OBJECTIVE = Starting at the first line of the listing below, repeat each line exactly until the line containing "dots = [[67.6, None], [18.5, None], [None, None]]", which you include. Leave out pictures.

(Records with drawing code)
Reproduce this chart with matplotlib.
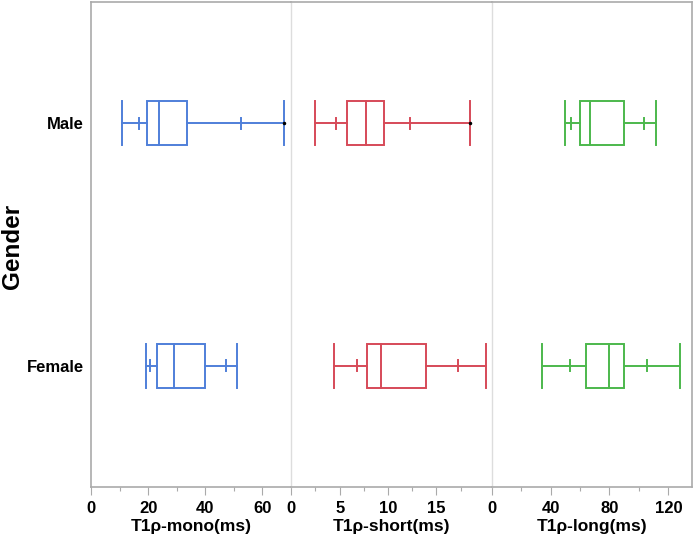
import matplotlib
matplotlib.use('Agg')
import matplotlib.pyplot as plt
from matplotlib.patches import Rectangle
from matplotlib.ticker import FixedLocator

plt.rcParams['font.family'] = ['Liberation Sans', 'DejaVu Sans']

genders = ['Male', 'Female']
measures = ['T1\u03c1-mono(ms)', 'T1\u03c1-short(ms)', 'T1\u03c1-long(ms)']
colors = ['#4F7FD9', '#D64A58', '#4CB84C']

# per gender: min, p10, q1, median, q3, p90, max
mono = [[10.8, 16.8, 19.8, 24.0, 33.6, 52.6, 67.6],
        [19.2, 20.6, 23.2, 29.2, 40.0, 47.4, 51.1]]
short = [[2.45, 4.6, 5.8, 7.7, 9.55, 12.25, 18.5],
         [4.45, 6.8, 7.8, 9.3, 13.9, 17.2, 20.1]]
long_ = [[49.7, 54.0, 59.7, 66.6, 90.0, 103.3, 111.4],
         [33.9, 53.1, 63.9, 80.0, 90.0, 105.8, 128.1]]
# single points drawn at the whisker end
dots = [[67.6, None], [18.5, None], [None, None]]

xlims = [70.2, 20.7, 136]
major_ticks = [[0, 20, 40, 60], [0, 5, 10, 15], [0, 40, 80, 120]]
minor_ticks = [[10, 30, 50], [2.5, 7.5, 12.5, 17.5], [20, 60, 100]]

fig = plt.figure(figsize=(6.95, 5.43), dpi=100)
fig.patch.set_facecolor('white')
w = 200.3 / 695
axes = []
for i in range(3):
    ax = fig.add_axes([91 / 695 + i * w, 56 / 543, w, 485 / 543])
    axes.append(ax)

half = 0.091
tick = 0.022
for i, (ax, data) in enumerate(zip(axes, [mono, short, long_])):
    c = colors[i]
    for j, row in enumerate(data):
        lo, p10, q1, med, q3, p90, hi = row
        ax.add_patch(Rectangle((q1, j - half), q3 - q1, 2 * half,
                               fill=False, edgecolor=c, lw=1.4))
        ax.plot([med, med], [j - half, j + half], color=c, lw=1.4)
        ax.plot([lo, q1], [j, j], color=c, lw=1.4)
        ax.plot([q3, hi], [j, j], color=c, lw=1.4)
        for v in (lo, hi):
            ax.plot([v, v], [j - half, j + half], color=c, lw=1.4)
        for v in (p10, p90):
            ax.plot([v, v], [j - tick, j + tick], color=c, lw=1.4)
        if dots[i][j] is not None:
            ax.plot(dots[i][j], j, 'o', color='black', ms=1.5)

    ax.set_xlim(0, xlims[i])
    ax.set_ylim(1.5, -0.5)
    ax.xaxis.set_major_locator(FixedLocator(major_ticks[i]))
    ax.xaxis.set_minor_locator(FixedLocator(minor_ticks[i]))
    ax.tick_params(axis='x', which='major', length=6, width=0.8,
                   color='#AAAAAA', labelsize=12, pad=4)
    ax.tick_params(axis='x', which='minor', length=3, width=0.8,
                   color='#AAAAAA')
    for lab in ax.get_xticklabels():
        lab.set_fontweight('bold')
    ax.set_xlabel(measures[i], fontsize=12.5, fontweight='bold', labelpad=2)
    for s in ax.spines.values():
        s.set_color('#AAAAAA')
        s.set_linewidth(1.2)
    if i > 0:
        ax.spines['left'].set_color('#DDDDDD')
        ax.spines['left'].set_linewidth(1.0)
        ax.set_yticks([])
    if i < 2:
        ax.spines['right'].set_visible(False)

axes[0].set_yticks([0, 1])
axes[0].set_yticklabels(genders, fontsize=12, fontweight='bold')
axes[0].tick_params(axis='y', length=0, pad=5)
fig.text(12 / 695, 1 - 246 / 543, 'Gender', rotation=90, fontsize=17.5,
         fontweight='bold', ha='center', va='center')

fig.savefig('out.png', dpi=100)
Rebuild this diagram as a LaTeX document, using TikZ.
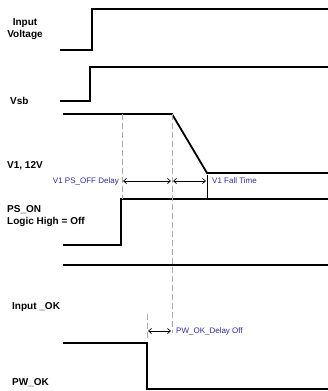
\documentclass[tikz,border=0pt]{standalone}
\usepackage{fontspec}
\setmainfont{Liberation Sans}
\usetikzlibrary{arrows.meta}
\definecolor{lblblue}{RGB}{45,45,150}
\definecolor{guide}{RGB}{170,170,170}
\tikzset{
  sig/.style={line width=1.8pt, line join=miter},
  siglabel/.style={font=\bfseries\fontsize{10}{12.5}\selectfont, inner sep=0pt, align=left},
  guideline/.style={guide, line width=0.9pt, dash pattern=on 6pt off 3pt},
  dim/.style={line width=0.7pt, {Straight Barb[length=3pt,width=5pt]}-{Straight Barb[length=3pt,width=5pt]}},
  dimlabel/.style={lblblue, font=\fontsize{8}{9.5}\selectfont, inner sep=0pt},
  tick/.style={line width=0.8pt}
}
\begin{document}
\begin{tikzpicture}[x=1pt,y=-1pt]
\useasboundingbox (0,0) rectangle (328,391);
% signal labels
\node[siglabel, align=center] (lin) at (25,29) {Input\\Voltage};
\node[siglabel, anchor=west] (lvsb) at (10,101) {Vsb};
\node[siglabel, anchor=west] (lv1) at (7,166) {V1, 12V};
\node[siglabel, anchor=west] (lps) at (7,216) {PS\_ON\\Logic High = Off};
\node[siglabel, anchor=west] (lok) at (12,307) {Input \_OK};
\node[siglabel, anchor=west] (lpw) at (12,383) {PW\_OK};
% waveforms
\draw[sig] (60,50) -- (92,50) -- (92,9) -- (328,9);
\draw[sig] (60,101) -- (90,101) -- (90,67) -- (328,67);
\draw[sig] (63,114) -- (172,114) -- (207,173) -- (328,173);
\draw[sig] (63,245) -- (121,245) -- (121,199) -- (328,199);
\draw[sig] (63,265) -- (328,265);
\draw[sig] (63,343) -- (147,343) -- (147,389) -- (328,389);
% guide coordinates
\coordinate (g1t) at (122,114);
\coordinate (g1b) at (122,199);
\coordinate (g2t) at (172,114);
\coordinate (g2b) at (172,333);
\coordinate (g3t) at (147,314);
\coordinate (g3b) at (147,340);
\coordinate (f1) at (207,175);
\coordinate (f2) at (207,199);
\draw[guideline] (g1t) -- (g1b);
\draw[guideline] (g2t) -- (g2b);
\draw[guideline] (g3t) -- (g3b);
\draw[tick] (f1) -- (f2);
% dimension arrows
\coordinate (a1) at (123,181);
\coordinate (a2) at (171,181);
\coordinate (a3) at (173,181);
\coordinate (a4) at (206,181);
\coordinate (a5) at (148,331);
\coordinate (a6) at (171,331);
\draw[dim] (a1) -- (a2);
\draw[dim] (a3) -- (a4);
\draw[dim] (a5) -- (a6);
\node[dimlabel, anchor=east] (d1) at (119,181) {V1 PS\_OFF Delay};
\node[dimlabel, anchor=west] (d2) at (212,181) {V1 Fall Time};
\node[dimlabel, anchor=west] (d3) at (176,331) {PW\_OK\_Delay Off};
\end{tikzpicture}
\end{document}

EXPECTED ANSWER =
Reproduce this chart with matplotlib.
import matplotlib
matplotlib.use('Agg')
import matplotlib.pyplot as plt
from matplotlib.patches import Rectangle
from matplotlib.ticker import FixedLocator

plt.rcParams['font.family'] = ['Liberation Sans', 'DejaVu Sans']

genders = ['Male', 'Female']
measures = ['T1\u03c1-mono(ms)', 'T1\u03c1-short(ms)', 'T1\u03c1-long(ms)']
colors = ['#4F7FD9', '#D64A58', '#4CB84C']

# per gender: min, p10, q1, median, q3, p90, max
mono = [[10.8, 16.8, 19.8, 24.0, 33.6, 52.6, 67.6],
        [19.2, 20.6, 23.2, 29.2, 40.0, 47.4, 51.1]]
short = [[2.45, 4.6, 5.8, 7.7, 9.55, 12.25, 18.5],
         [4.45, 6.8, 7.8, 9.3, 13.9, 17.2, 20.1]]
long_ = [[49.7, 54.0, 59.7, 66.6, 90.0, 103.3, 111.4],
         [33.9, 53.1, 63.9, 80.0, 90.0, 105.8, 128.1]]
# single points drawn at the whisker end
dots = [[67.6, None], [18.5, None], [None, None]]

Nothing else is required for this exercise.